COWSHED

Tuesday 15 March 2011

one from the archives

I'm a little lacking in blogging momentum this week. My computer is so full that I can't add any more photos for fear of it dying. My hormones have gone crazy again, work is extremely busy/stressful and I feel like going to bed the moment I step through the front door. For some reason though, I was looking for something I wrote on my old blog and I came across this instead. Way back when, I used to write as Little Miss Rachel. Seems I just witter on about the same old things, as even back in 2009 I was pondering ideas in relation to being a women and having children. (ignore the fact that the links probably are too old to work and that this was written in 2009)

"have a baby... it's so much more fulfilling than writing..." (Fear of Flying)

"I have been re-reading Erica Jong's Fear of Flying this weekend in preparation for tonight's book club meeting. I haven't finished it yet but the above line is spoken/shouted to the narrator by her older sister during an argument at their parents house, an event which the narrator is recalling as she muses on why she is not deliberately getting pregnant.

I then was reading the Observer Woman's magazine which is not something I usually read (M prefers the Guardian and I prefer The Times but he won) when I came across two articles, one by Rachel Cooke "...conversations I have had in which the majority of the other female's sentences began with the words: "When you have a baby..." (which I felt echoed the narrator's questioning of her sister's superior complex as a Mother in Fear of Flying) and one by Polly Vernon (defending her choice to not have/ not want children - which you would rarely see a man do).

Both were badly written/researched and left me wondering why these articles had been written. Sadly Cooke referenced the infernalAlpha Mummy blog which meant that the rather irritating Jennifer Howze picked up the story and re-published it leading to the never-ending flood of commenters struggling to justify themselves and define their positions as mothers, mostly by being exceedingly rude against any one who had made a different choice leading one poster, Expat Mum (blogger), to question "Why, I keep asking myself, must women justify their own choices by slagging everyone else off?". Indeed, even bloggers who I actually read (and respect) like Potty Mummy seemed to imply that tasks one completed as a Mother were far more important than anyone else's:

"And whilst I'm on the subject, where are all the articles written by mothers on how their childless friends are incredibly boring, self centred, obsessed by shoes and living in their own me-me-me sitcom world? Oh, I know... There aren't any. Because we know there are two sides to every story, that it never pays to generalise - and of course we are far too busy cleaning up puke and wee to get round to it". Potty Mother.

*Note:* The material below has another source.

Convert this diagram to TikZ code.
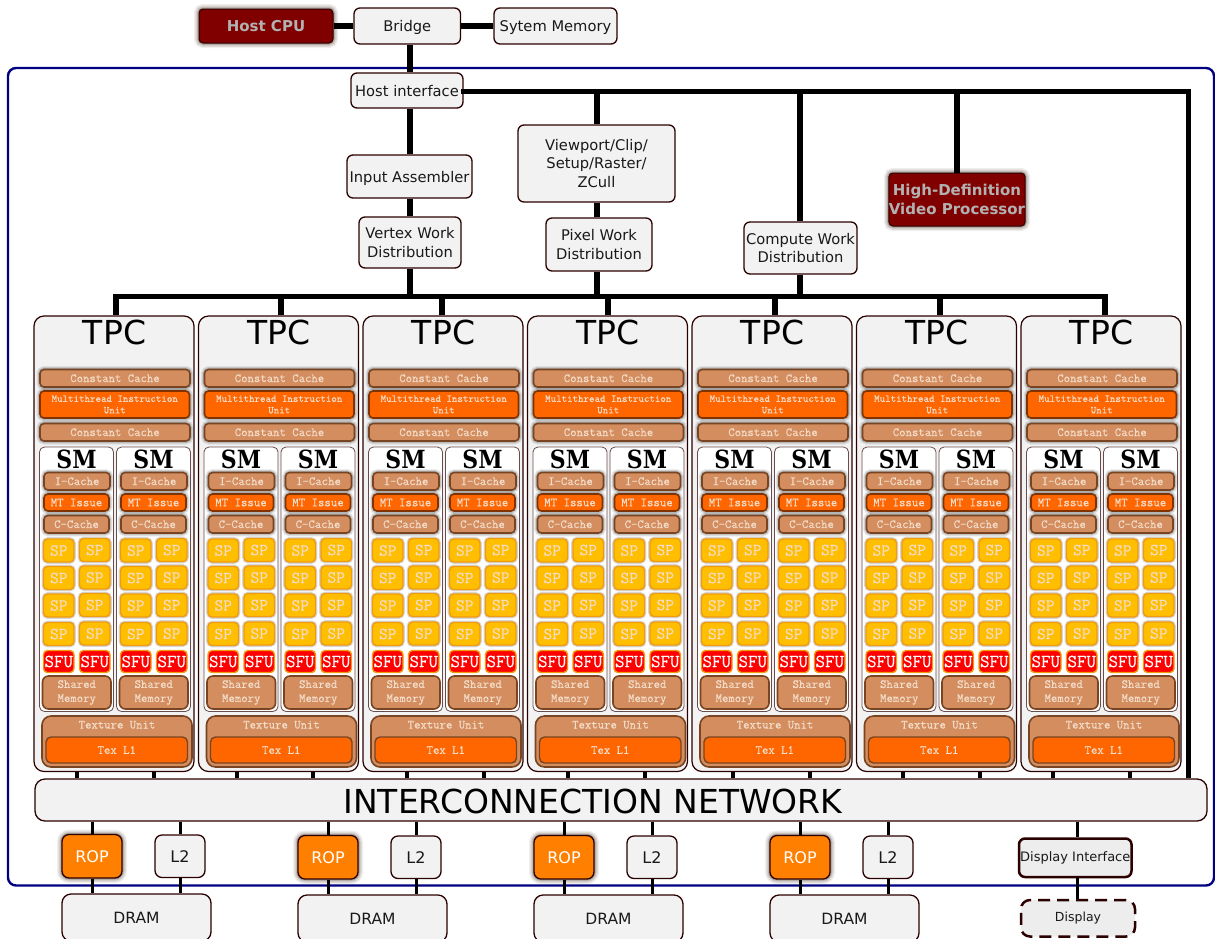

As I am just four months away from getting married and potentially beginning the years when I decide whether or not to have a family, this topic niggled. On the one hand I am hoping to have children but I do not think that having children is necessarily more fulfilling for every woman than not having them. I do not doubt that for some people having children gives them meaning that they would otherwise lack, but others, I would argue, have meaningful lives regardless of whether or not they are able to procreate. It makes me so cross, this superior attitude that some women seem to show once they become mothers.

Last night, M and I were watching 90210. In one scene, the headmaster's son bashed his car into another boy's. Words were exchanged, a quote was obtained, the money was paid back and the two lads ended the transaction by the maimed car owner inviting the payee to a basketball game. This conversation was watched by a girl who at some point in the past had been betrayed by her then best-friend in relation to something to do with divorced parents and the then-best-friend telling everyone. The two girls had not spoken since and both were still clearly affected by the situation some years later. She expressed her surprise at the lads' ability to sort things out and he in turn expressed his at girls' abilities to hold grudges. He had a point.

Even in seemingly superficial and shallow shows such as 902010 and Sex & the city these issues are being raised. Do we as girls define ourselves only in context of how we are in relation to each other? Can something only be good if we make out that girls not making this choice are somehow wrong or bad? Why do those who are mothers act superior to those without children, even going so far as to infer that those without will only understand when they have children? (Quote: SATC - Carrie "but you used to buy Manolos" Kyra "that was before I had a real life" or something similar). We need journalists who encourage us to celebrate our own individual choices and to be happy and non-judgemental for those who make their choice which differs from our own. Not articles like those by Cooke & Vernon who perpetuate the circle of 'my choice is better than yours'.

The narrator in Fear of Flying considers what it means to be defined as a women and whether or not the bearing children is an intrinsic part of being a woman. Actually, her main consideration is freedom, as a woman, and for me that includes a choice whether or not to have children. Yet I think it is worth considering how the construct of femininity sits against the choice not to have a child. Just as there are many who would argue that adolescence is a male construct and question whether is it possible to conform to the ideals of femininity and adolescence, what are those who state that women are only fulfilled when they have children doing? Is it too far to state that it seems these women define being a women by being a mother and that by implication that if you are not a mother you struggle to be a woman?"